Identify each line holding the string "chart" and copy it.

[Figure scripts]
%%

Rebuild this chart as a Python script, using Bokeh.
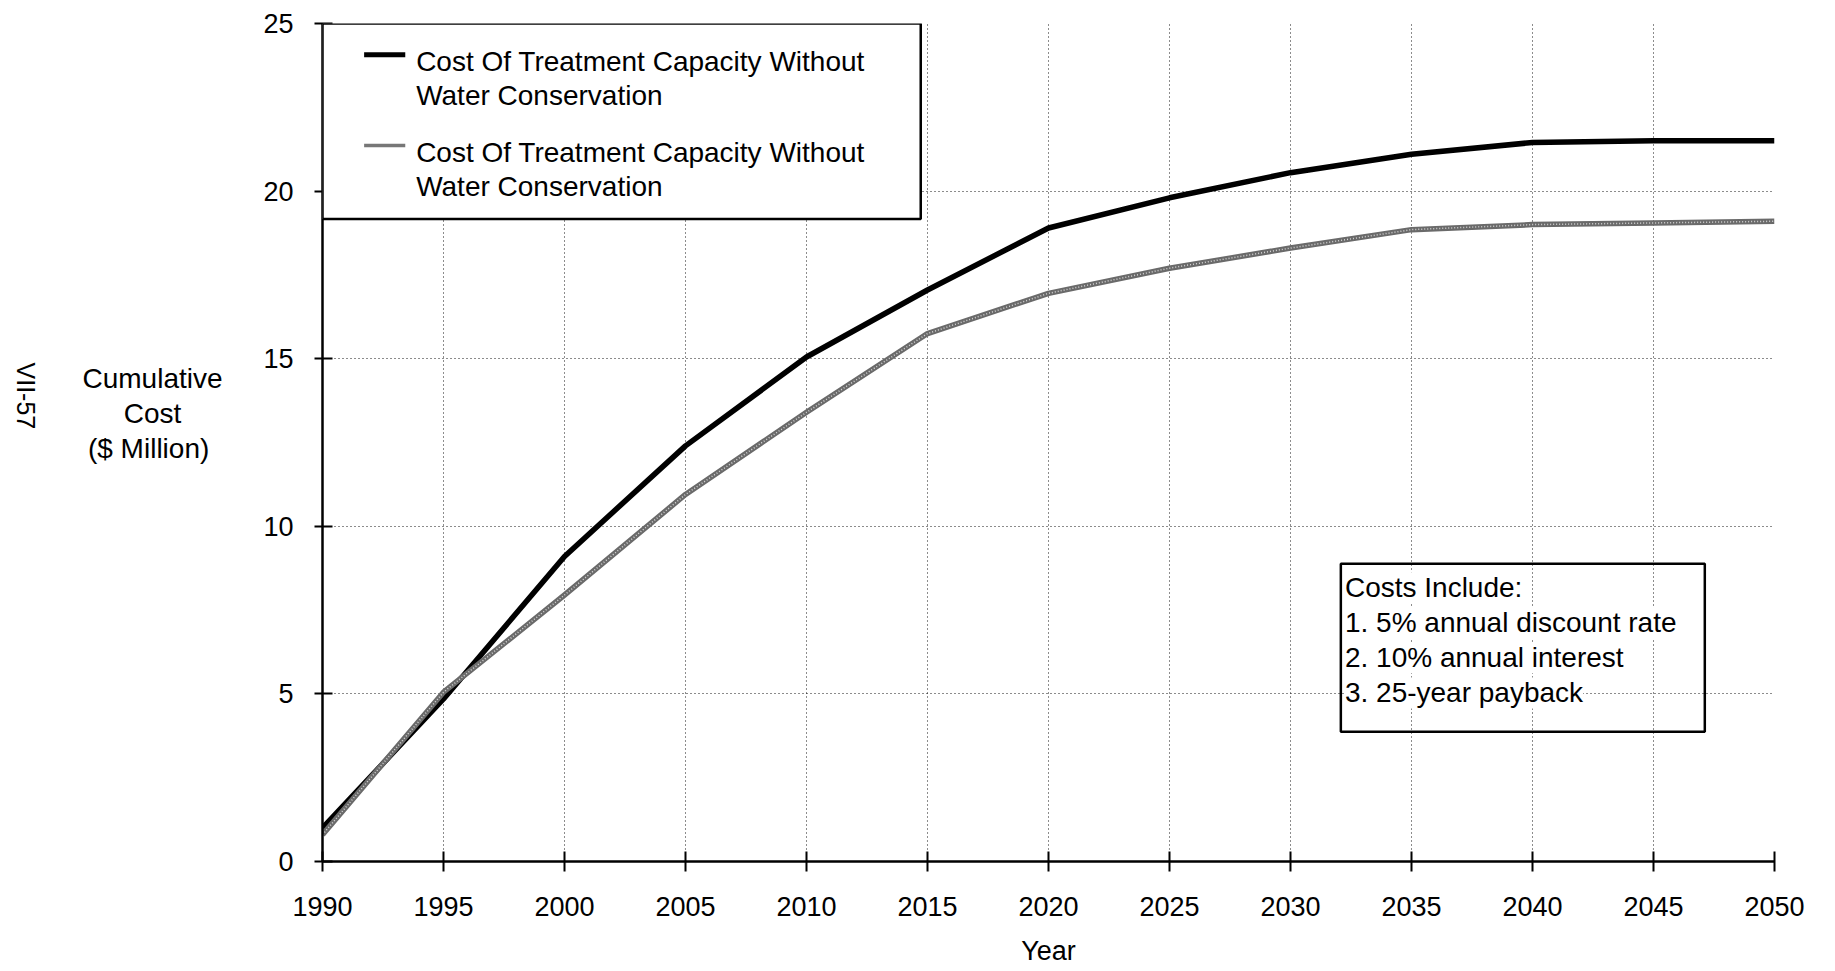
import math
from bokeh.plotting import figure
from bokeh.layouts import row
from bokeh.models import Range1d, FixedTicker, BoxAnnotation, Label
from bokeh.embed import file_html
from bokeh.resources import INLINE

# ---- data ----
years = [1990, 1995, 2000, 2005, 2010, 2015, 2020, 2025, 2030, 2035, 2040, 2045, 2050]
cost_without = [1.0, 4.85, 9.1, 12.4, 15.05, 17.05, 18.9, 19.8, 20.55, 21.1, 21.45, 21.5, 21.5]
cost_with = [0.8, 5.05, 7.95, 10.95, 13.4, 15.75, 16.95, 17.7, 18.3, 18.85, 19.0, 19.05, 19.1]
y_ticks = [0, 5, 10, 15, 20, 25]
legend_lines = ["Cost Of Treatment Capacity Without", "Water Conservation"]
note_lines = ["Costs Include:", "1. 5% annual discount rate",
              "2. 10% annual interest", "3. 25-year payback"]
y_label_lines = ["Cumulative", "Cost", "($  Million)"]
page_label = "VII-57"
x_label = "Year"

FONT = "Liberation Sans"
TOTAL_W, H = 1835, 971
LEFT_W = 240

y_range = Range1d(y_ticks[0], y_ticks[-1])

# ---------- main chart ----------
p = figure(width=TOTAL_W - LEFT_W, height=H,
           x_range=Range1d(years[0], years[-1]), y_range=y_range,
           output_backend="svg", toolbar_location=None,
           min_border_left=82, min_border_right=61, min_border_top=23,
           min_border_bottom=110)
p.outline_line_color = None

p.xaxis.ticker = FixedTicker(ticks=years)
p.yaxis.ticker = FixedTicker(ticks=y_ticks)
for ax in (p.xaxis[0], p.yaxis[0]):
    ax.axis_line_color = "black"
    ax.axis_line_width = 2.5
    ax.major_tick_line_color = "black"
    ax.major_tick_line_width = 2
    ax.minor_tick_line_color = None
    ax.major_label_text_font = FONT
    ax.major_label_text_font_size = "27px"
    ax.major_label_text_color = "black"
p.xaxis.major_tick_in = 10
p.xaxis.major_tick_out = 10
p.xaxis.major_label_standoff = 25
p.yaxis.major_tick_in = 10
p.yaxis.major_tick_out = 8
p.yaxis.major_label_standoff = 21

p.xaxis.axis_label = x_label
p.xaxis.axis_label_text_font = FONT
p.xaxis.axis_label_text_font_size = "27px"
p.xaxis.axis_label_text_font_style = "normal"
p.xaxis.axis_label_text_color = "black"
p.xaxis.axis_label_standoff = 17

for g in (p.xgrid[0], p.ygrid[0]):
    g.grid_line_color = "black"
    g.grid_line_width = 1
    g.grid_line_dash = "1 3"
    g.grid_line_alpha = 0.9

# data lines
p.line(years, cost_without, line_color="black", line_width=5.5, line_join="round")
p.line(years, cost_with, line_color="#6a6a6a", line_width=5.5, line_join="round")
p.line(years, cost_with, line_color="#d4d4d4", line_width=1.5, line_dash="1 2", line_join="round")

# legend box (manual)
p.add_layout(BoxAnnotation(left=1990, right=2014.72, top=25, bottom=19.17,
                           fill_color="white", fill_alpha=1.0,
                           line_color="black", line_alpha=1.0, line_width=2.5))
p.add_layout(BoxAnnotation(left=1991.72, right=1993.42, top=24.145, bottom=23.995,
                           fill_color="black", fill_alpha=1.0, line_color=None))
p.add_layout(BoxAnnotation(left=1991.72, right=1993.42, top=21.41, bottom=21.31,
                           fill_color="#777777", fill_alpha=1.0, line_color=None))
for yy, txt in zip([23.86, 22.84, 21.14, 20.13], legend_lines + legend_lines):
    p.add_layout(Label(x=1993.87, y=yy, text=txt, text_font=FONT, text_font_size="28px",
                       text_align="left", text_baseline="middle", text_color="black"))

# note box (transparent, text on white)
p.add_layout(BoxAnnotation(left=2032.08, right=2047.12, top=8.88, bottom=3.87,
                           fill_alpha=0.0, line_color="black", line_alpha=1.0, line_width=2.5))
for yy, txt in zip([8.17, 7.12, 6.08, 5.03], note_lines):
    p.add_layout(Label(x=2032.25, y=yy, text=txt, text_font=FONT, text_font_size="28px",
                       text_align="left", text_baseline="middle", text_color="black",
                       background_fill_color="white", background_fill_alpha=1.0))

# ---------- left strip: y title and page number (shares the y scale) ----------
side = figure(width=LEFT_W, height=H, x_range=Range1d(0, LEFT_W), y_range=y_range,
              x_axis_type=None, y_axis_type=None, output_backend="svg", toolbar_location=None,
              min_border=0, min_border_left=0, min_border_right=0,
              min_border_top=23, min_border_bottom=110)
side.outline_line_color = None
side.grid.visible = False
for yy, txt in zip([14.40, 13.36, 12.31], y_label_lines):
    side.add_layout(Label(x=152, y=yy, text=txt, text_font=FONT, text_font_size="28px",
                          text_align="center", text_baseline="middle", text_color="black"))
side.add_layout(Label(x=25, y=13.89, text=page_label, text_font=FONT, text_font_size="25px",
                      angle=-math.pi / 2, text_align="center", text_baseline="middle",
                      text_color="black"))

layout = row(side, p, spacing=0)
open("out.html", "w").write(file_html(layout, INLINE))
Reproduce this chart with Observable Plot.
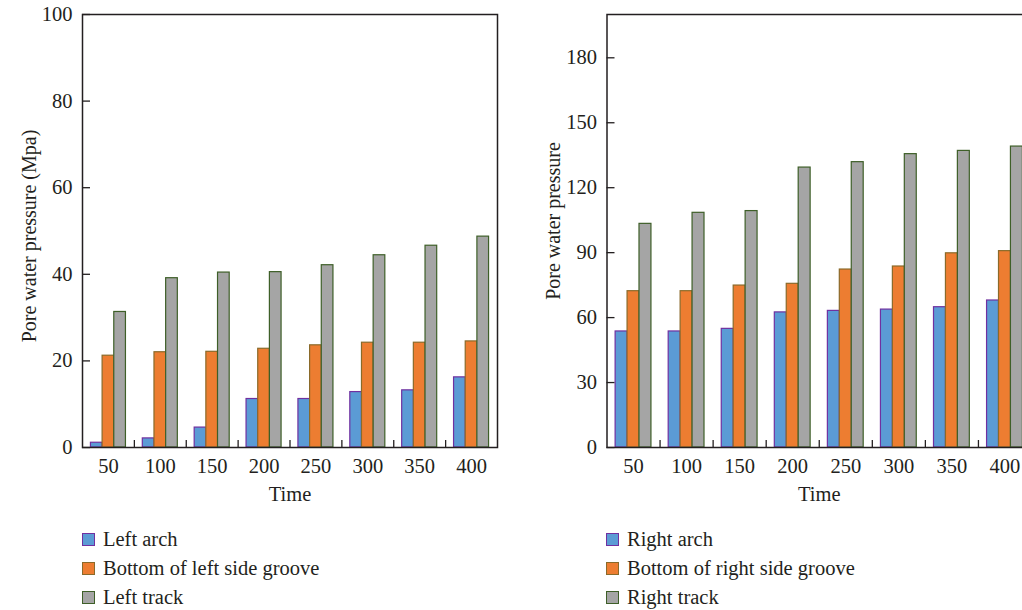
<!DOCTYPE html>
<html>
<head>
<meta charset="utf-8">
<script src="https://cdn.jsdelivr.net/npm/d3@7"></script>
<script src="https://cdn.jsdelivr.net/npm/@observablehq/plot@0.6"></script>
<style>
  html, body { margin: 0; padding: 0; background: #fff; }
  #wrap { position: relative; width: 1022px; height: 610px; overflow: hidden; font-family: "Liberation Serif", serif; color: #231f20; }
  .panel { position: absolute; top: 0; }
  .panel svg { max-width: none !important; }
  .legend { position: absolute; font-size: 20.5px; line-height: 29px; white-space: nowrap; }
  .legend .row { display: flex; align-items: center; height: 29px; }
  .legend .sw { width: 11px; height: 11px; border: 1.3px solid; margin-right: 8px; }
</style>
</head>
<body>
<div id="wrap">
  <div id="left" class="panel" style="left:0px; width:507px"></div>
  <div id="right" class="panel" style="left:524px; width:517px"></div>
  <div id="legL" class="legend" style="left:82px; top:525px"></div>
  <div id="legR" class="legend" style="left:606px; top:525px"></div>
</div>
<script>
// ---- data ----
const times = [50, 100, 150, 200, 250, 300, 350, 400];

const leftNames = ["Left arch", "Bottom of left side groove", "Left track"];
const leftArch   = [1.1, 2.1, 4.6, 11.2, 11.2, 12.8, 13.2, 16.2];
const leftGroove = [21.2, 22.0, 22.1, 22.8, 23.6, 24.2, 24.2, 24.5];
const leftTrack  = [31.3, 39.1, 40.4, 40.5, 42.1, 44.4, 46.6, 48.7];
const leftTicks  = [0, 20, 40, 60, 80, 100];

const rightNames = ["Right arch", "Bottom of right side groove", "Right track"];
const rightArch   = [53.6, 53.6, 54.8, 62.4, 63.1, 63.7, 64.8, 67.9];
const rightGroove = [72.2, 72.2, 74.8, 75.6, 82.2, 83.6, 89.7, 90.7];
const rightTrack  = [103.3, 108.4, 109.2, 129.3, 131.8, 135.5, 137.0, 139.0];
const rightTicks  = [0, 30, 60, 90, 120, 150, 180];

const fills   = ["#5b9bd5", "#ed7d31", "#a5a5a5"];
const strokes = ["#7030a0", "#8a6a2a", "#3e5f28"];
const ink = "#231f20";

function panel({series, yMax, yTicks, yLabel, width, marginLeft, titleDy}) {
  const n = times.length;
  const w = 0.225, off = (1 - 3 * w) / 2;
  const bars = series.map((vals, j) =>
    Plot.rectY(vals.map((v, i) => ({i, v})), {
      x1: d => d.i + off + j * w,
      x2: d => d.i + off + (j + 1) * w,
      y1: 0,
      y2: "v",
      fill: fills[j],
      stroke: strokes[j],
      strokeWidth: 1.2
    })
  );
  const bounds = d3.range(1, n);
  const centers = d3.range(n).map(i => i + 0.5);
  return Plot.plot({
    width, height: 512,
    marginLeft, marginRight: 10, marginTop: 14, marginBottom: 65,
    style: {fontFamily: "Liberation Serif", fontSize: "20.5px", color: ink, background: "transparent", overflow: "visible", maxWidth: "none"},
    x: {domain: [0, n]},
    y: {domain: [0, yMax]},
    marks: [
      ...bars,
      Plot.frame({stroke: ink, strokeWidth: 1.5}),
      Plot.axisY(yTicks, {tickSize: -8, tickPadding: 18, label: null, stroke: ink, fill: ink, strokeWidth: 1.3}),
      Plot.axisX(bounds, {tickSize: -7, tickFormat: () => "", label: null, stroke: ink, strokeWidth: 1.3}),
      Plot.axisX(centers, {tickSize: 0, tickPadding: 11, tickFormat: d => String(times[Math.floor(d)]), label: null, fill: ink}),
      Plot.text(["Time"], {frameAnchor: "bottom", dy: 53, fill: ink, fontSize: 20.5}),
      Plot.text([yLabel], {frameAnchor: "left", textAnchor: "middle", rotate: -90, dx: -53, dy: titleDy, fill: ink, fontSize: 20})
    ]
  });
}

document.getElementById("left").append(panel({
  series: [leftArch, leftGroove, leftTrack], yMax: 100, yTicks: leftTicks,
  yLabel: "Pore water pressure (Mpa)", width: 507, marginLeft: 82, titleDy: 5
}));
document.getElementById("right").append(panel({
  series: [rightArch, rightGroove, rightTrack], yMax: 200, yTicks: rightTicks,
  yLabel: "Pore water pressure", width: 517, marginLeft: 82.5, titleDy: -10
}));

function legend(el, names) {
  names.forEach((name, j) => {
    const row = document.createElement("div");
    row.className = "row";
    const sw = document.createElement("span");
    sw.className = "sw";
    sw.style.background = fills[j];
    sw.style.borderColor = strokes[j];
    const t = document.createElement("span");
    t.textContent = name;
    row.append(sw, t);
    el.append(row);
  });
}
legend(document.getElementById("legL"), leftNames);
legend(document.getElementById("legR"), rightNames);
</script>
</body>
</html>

%%

-- RESULT FOR THIS TASK --
Rebuild this chart as a Python script, using Bokeh.
# ---------- main chart ----------
Reproduce this chart with Observable Plot.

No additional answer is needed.